REQUIRED TASK: Below is a listing to write out in full, exactly as given, without its pictures.

========================================

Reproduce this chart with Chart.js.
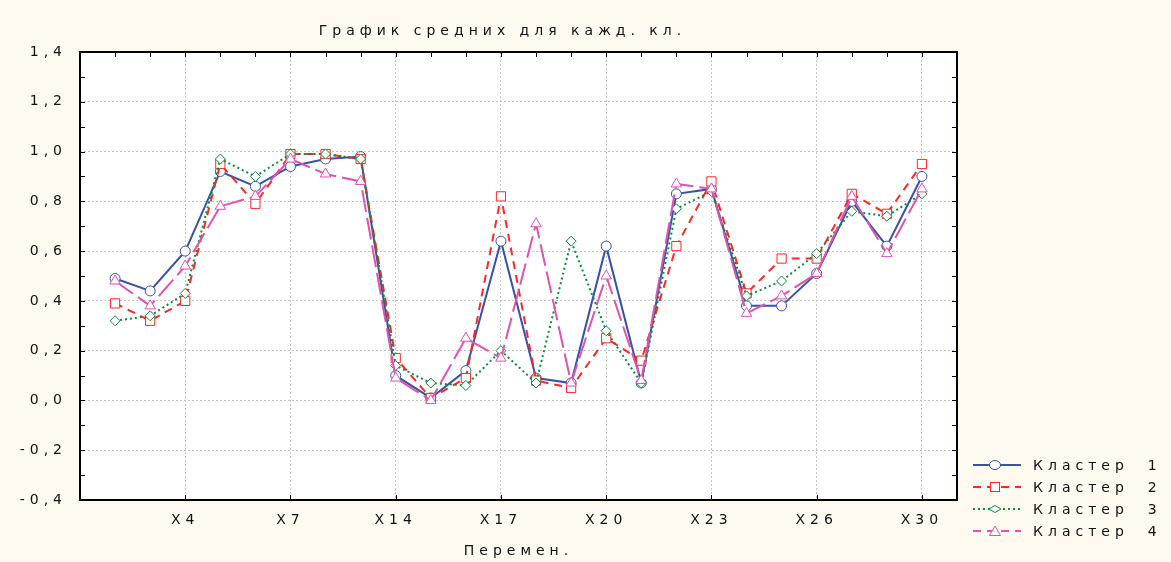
<!DOCTYPE html>
<html>
<head>
<meta charset="utf-8">
<title>График средних для кажд. кл.</title>
<script src="https://cdn.jsdelivr.net/npm/chart.js@4.4.1/dist/chart.umd.min.js"></script>
<style>
  html, body { margin: 0; padding: 0; background: #fffaf0; }
  #wrap { position: relative; width: 1171px; height: 562px; }
  #chart { position: absolute; left: 0; top: 0; }
  #title { position: absolute; left: 0; top: 21px; width: 995px; padding-left: 5px; text-align: center;
           font: 14px/18px "DejaVu Sans", sans-serif; letter-spacing: 5px; color: #111; }
  #legend { position: absolute; left: 973px; top: 454px; font: 14px "DejaVu Sans", sans-serif; color: #111; }
  .row { height: 22px; display: flex; align-items: center; }
  .row span { margin-left: 12px; letter-spacing: 5px; white-space: pre; }
</style>
</head>
<body>
<div id="wrap">
  <canvas id="chart" width="1171" height="562"></canvas>
  <div id="title">График средних для кажд. кл.</div>
  <div id="legend"></div>
</div>
<script>
// variables on the x axis (only every third one gets a label)
const varNames = ['X2', 'X3', 'X4', 'X5', 'X6', 'X7', 'X10', 'X12', 'X14', 'X15', 'X16', 'X17',
                  'X18', 'X19', 'X20', 'X21', 'X22', 'X23', 'X24', 'X25', 'X26', 'X27', 'X28', 'X30'];

// cluster means
const cluster1 = [0.49, 0.44, 0.60, 0.92, 0.86, 0.94, 0.97, 0.98, 0.10, 0.01, 0.12, 0.64,
                  0.09, 0.07, 0.62, 0.07, 0.83, 0.85, 0.38, 0.38, 0.51, 0.80, 0.62, 0.90];
const cluster2 = [0.39, 0.32, 0.40, 0.95, 0.79, 0.99, 0.99, 0.97, 0.17, 0.01, 0.09, 0.82,
                  0.08, 0.05, 0.25, 0.16, 0.62, 0.88, 0.43, 0.57, 0.57, 0.83, 0.75, 0.95];
const cluster3 = [0.32, 0.34, 0.43, 0.97, 0.90, 0.99, 0.99, 0.97, 0.14, 0.07, 0.06, 0.20,
                  0.07, 0.64, 0.28, 0.07, 0.77, 0.84, 0.42, 0.48, 0.59, 0.76, 0.74, 0.83];
const cluster4 = [0.48, 0.38, 0.54, 0.78, 0.82, 0.97, 0.91, 0.88, 0.09, 0.00, 0.25, 0.17,
                  0.71, 0.07, 0.50, 0.08, 0.87, 0.85, 0.35, 0.42, 0.51, 0.82, 0.59, 0.85];

const seriesNames = ['Кластер  1', 'Кластер  2', 'Кластер  3', 'Кластер  4'];
const yMin = -0.4, yMax = 1.4, yStep = 0.2;

const FONT = '"DejaVu Sans", sans-serif';

const styles = [
  { color: '#3a52a6', dash: [], point: 'circle', radius: 5 },
  { color: '#ff2626', dash: [8, 6], point: 'rect', radius: 6.5 },
  { color: '#0c8a3c', dash: [2, 3], point: 'rectRot', radius: 5 },
  { color: '#e052b0', dash: [22, 6], point: 'triangle', radius: 6 }
];

const allSeries = [cluster1, cluster2, cluster3, cluster4];

// x is linear: position i+1 for the i-th variable, 0 and 25 are the frame edges
const datasets = allSeries.map((vals, k) => ({
  label: seriesNames[k],
  data: vals.map((v, i) => ({ x: i + 1, y: v })),
  borderColor: styles[k].color,
  borderWidth: 2,
  borderDash: styles[k].dash,
  pointStyle: styles[k].point,
  pointRadius: styles[k].radius,
  pointBorderWidth: 1,
  pointBorderColor: styles[k].color,
  pointBackgroundColor: '#fff',
  tension: 0,
  order: 4 - k
}));

// white plot area, black frame and the small inward ticks
const frameTicks = {
  id: 'frameTicks',
  beforeDraw(chart) {
    const { ctx, chartArea: a } = chart;
    ctx.save();
    ctx.fillStyle = '#ffffff';
    ctx.fillRect(a.left, a.top, a.right - a.left, a.bottom - a.top);
    ctx.restore();
    ctx.letterSpacing = '5px';
  },
  afterDraw(chart) {
    const { ctx, chartArea: a, scales: { x, y } } = chart;
    ctx.save();
    ctx.strokeStyle = '#000';
    ctx.lineWidth = 1;
    ctx.beginPath();
    for (let v = yMin; v <= yMax + 1e-9; v += 0.1) {
      const py = Math.round(y.getPixelForValue(v)) + 0.5;
      ctx.moveTo(a.left, py); ctx.lineTo(a.left + 5, py);
      ctx.moveTo(a.right - 5, py); ctx.lineTo(a.right, py);
    }
    for (let i = 1; i <= varNames.length; i++) {
      const px = Math.round(x.getPixelForValue(i)) + 0.5;
      ctx.moveTo(px, a.top); ctx.lineTo(px, a.top + 5);
      if (i % 3 === 0) { ctx.moveTo(px, a.bottom); ctx.lineTo(px, a.bottom - 5); }
    }
    ctx.stroke();
    ctx.lineWidth = 2;
    ctx.strokeRect(a.left, a.top, a.right - a.left, a.bottom - a.top);
    ctx.restore();
  }
};

const ctx = document.getElementById('chart').getContext('2d');
new Chart(ctx, {
  type: 'line',
  data: { datasets: datasets },
  plugins: [frameTicks],
  options: {
    responsive: false,
    animation: false,
    layout: { padding: { left: 0, right: 214, top: 52, bottom: 0 } },
    plugins: {
      legend: { display: false },
      tooltip: { enabled: false }
    },
    scales: {
      x: {
        type: 'linear',
        min: 0,
        max: varNames.length + 1,
        afterFit: s => { s.height = 62; },
        ticks: {
          stepSize: 3,
          autoSkip: false,
          maxRotation: 0,
          padding: 12,
          color: '#111',
          font: { family: FONT, size: 14 },
          callback: v => varNames[v - 1] || ''
        },
        grid: { color: '#c4c4c4', lineWidth: 1, drawTicks: false },
        border: { display: false, dash: [2, 2] },
        title: {
          display: true,
          text: 'Перемен.',
          color: '#111',
          font: { family: FONT, size: 14 },
          padding: { top: 4, bottom: 2 }
        }
      },
      y: {
        min: yMin,
        max: yMax,
        afterFit: s => { s.width = 80; },
        ticks: {
          stepSize: yStep,
          padding: 13,
          color: '#111',
          font: { family: FONT, size: 14 },
          callback: v => (Math.abs(v) < 1e-9 ? 0 : v).toFixed(1).replace('.', ',')
        },
        grid: { color: '#c4c4c4', lineWidth: 1, drawTicks: false },
        border: { display: false, dash: [2, 2] }
      }
    }
  }
});

// legend: line sample with marker in the middle, then the label
const markerSvg = {
  circle: c => `<ellipse cx="22" cy="7" rx="5.5" ry="4.5" fill="#fff" stroke="${c}" stroke-width="1"/>`,
  rect: c => `<rect x="17.5" y="2.5" width="9" height="9" fill="#fff" stroke="${c}" stroke-width="1"/>`,
  rectRot: c => `<polygon points="16,7 22,3.5 28,7 22,10.5" fill="#fff" stroke="${c}" stroke-width="1"/>`,
  triangle: c => `<polygon points="22,2 27.5,11.5 16.5,11.5" fill="#fff" stroke="${c}" stroke-width="1"/>`
};
const legendBox = document.getElementById('legend');
seriesNames.forEach((name, k) => {
  const st = styles[k];
  const row = document.createElement('div');
  row.className = 'row';
  row.innerHTML =
    `<svg width="48" height="14"><line x1="0" y1="7" x2="48" y2="7" stroke="${st.color}" stroke-width="2"` +
    (st.dash.length ? ` stroke-dasharray="${st.dash.map(d => Math.min(d, 8)).join(' ')}"` : '') + `/>` +
    markerSvg[st.point](st.color) + `</svg><span>${name}</span>`;
  legendBox.appendChild(row);
});
</script>
</body>
</html>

========================================

IN RESPONSE:
Reproduce this chart with Chart.js.
<!DOCTYPE html>
<html>
<head>
<meta charset="utf-8">
<title>График средних для кажд. кл.</title>
<script src="https://cdn.jsdelivr.net/npm/chart.js@4.4.1/dist/chart.umd.min.js"></script>
<style>
  html, body { margin: 0; padding: 0; background: #fffaf0; }
  #wrap { position: relative; width: 1171px; height: 562px; }
  #chart { position: absolute; left: 0; top: 0; }
  #title { position: absolute; left: 0; top: 21px; width: 995px; padding-left: 5px; text-align: center;
           font: 14px/18px "DejaVu Sans", sans-serif; letter-spacing: 5px; color: #111; }
  #legend { position: absolute; left: 973px; top: 454px; font: 14px "DejaVu Sans", sans-serif; color: #111; }
  .row { height: 22px; display: flex; align-items: center; }
  .row span { margin-left: 12px; letter-spacing: 5px; white-space: pre; }
</style>
</head>
<body>
<div id="wrap">
  <canvas id="chart" width="1171" height="562"></canvas>
  <div id="title">График средних для кажд. кл.</div>
  <div id="legend"></div>
</div>
<script>
// variables on the x axis (only every third one gets a label)
const varNames = ['X2', 'X3', 'X4', 'X5', 'X6', 'X7', 'X10', 'X12', 'X14', 'X15', 'X16', 'X17',
                  'X18', 'X19', 'X20', 'X21', 'X22', 'X23', 'X24', 'X25', 'X26', 'X27', 'X28', 'X30'];

// cluster means
const cluster1 = [0.49, 0.44, 0.60, 0.92, 0.86, 0.94, 0.97, 0.98, 0.10, 0.01, 0.12, 0.64,
                  0.09, 0.07, 0.62, 0.07, 0.83, 0.85, 0.38, 0.38, 0.51, 0.80, 0.62, 0.90];
const cluster2 = [0.39, 0.32, 0.40, 0.95, 0.79, 0.99, 0.99, 0.97, 0.17, 0.01, 0.09, 0.82,
                  0.08, 0.05, 0.25, 0.16, 0.62, 0.88, 0.43, 0.57, 0.57, 0.83, 0.75, 0.95];
const cluster3 = [0.32, 0.34, 0.43, 0.97, 0.90, 0.99, 0.99, 0.97, 0.14, 0.07, 0.06, 0.20,
                  0.07, 0.64, 0.28, 0.07, 0.77, 0.84, 0.42, 0.48, 0.59, 0.76, 0.74, 0.83];
const cluster4 = [0.48, 0.38, 0.54, 0.78, 0.82, 0.97, 0.91, 0.88, 0.09, 0.00, 0.25, 0.17,
                  0.71, 0.07, 0.50, 0.08, 0.87, 0.85, 0.35, 0.42, 0.51, 0.82, 0.59, 0.85];

const seriesNames = ['Кластер  1', 'Кластер  2', 'Кластер  3', 'Кластер  4'];
const yMin = -0.4, yMax = 1.4, yStep = 0.2;

const FONT = '"DejaVu Sans", sans-serif';

const styles = [
  { color: '#3a52a6', dash: [], point: 'circle', radius: 5 },
  { color: '#ff2626', dash: [8, 6], point: 'rect', radius: 6.5 },
  { color: '#0c8a3c', dash: [2, 3], point: 'rectRot', radius: 5 },
  { color: '#e052b0', dash: [22, 6], point: 'triangle', radius: 6 }
];

const allSeries = [cluster1, cluster2, cluster3, cluster4];

// x is linear: position i+1 for the i-th variable, 0 and 25 are the frame edges
const datasets = allSeries.map((vals, k) => ({
  label: seriesNames[k],
  data: vals.map((v, i) => ({ x: i + 1, y: v })),
  borderColor: styles[k].color,
  borderWidth: 2,
  borderDash: styles[k].dash,
  pointStyle: styles[k].point,
  pointRadius: styles[k].radius,
  pointBorderWidth: 1,
  pointBorderColor: styles[k].color,
  pointBackgroundColor: '#fff',
  tension: 0,
  order: 4 - k
}));

// white plot area, black frame and the small inward ticks
const frameTicks = {
  id: 'frameTicks',
  beforeDraw(chart) {
    const { ctx, chartArea: a } = chart;
    ctx.save();
    ctx.fillStyle = '#ffffff';
    ctx.fillRect(a.left, a.top, a.right - a.left, a.bottom - a.top);
    ctx.restore();
    ctx.letterSpacing = '5px';
  },
  afterDraw(chart) {
    const { ctx, chartArea: a, scales: { x, y } } = chart;
    ctx.save();
    ctx.strokeStyle = '#000';
    ctx.lineWidth = 1;
    ctx.beginPath();
    for (let v = yMin; v <= yMax + 1e-9; v += 0.1) {
      const py = Math.round(y.getPixelForValue(v)) + 0.5;
      ctx.moveTo(a.left, py); ctx.lineTo(a.left + 5, py);
      ctx.moveTo(a.right - 5, py); ctx.lineTo(a.right, py);
    }
    for (let i = 1; i <= varNames.length; i++) {
      const px = Math.round(x.getPixelForValue(i)) + 0.5;
      ctx.moveTo(px, a.top); ctx.lineTo(px, a.top + 5);
      if (i % 3 === 0) { ctx.moveTo(px, a.bottom); ctx.lineTo(px, a.bottom - 5); }
    }
    ctx.stroke();
    ctx.lineWidth = 2;
    ctx.strokeRect(a.left, a.top, a.right - a.left, a.bottom - a.top);
    ctx.restore();
  }
};

const ctx = document.getElementById('chart').getContext('2d');
new Chart(ctx, {
  type: 'line',
  data: { datasets: datasets },
  plugins: [frameTicks],
  options: {
    responsive: false,
    animation: false,
    layout: { padding: { left: 0, right: 214, top: 52, bottom: 0 } },
    plugins: {
      legend: { display: false },
      tooltip: { enabled: false }
    },
    scales: {
      x: {
        type: 'linear',
        min: 0,
        max: varNames.length + 1,
        afterFit: s => { s.height = 62; },
        ticks: {
          stepSize: 3,
          autoSkip: false,
          maxRotation: 0,
          padding: 12,
          color: '#111',
          font: { family: FONT, size: 14 },
          callback: v => varNames[v - 1] || ''
        },
        grid: { color: '#c4c4c4', lineWidth: 1, drawTicks: false },
        border: { display: false, dash: [2, 2] },
        title: {
          display: true,
          text: 'Перемен.',
          color: '#111',
          font: { family: FONT, size: 14 },
          padding: { top: 4, bottom: 2 }
        }
      },
      y: {
        min: yMin,
        max: yMax,
        afterFit: s => { s.width = 80; },
        ticks: {
          stepSize: yStep,
          padding: 13,
          color: '#111',
          font: { family: FONT, size: 14 },
          callback: v => (Math.abs(v) < 1e-9 ? 0 : v).toFixed(1).replace('.', ',')
        },
        grid: { color: '#c4c4c4', lineWidth: 1, drawTicks: false },
        border: { display: false, dash: [2, 2] }
      }
    }
  }
});

// legend: line sample with marker in the middle, then the label
const markerSvg = {
  circle: c => `<ellipse cx="22" cy="7" rx="5.5" ry="4.5" fill="#fff" stroke="${c}" stroke-width="1"/>`,
  rect: c => `<rect x="17.5" y="2.5" width="9" height="9" fill="#fff" stroke="${c}" stroke-width="1"/>`,
  rectRot: c => `<polygon points="16,7 22,3.5 28,7 22,10.5" fill="#fff" stroke="${c}" stroke-width="1"/>`,
  triangle: c => `<polygon points="22,2 27.5,11.5 16.5,11.5" fill="#fff" stroke="${c}" stroke-width="1"/>`
};
const legendBox = document.getElementById('legend');
seriesNames.forEach((name, k) => {
  const st = styles[k];
  const row = document.createElement('div');
  row.className = 'row';
  row.innerHTML =
    `<svg width="48" height="14"><line x1="0" y1="7" x2="48" y2="7" stroke="${st.color}" stroke-width="2"` +
    (st.dash.length ? ` stroke-dasharray="${st.dash.map(d => Math.min(d, 8)).join(' ')}"` : '') + `/>` +
    markerSvg[st.point](st.color) + `</svg><span>${name}</span>`;
  legendBox.appendChild(row);
});
</script>
</body>
</html>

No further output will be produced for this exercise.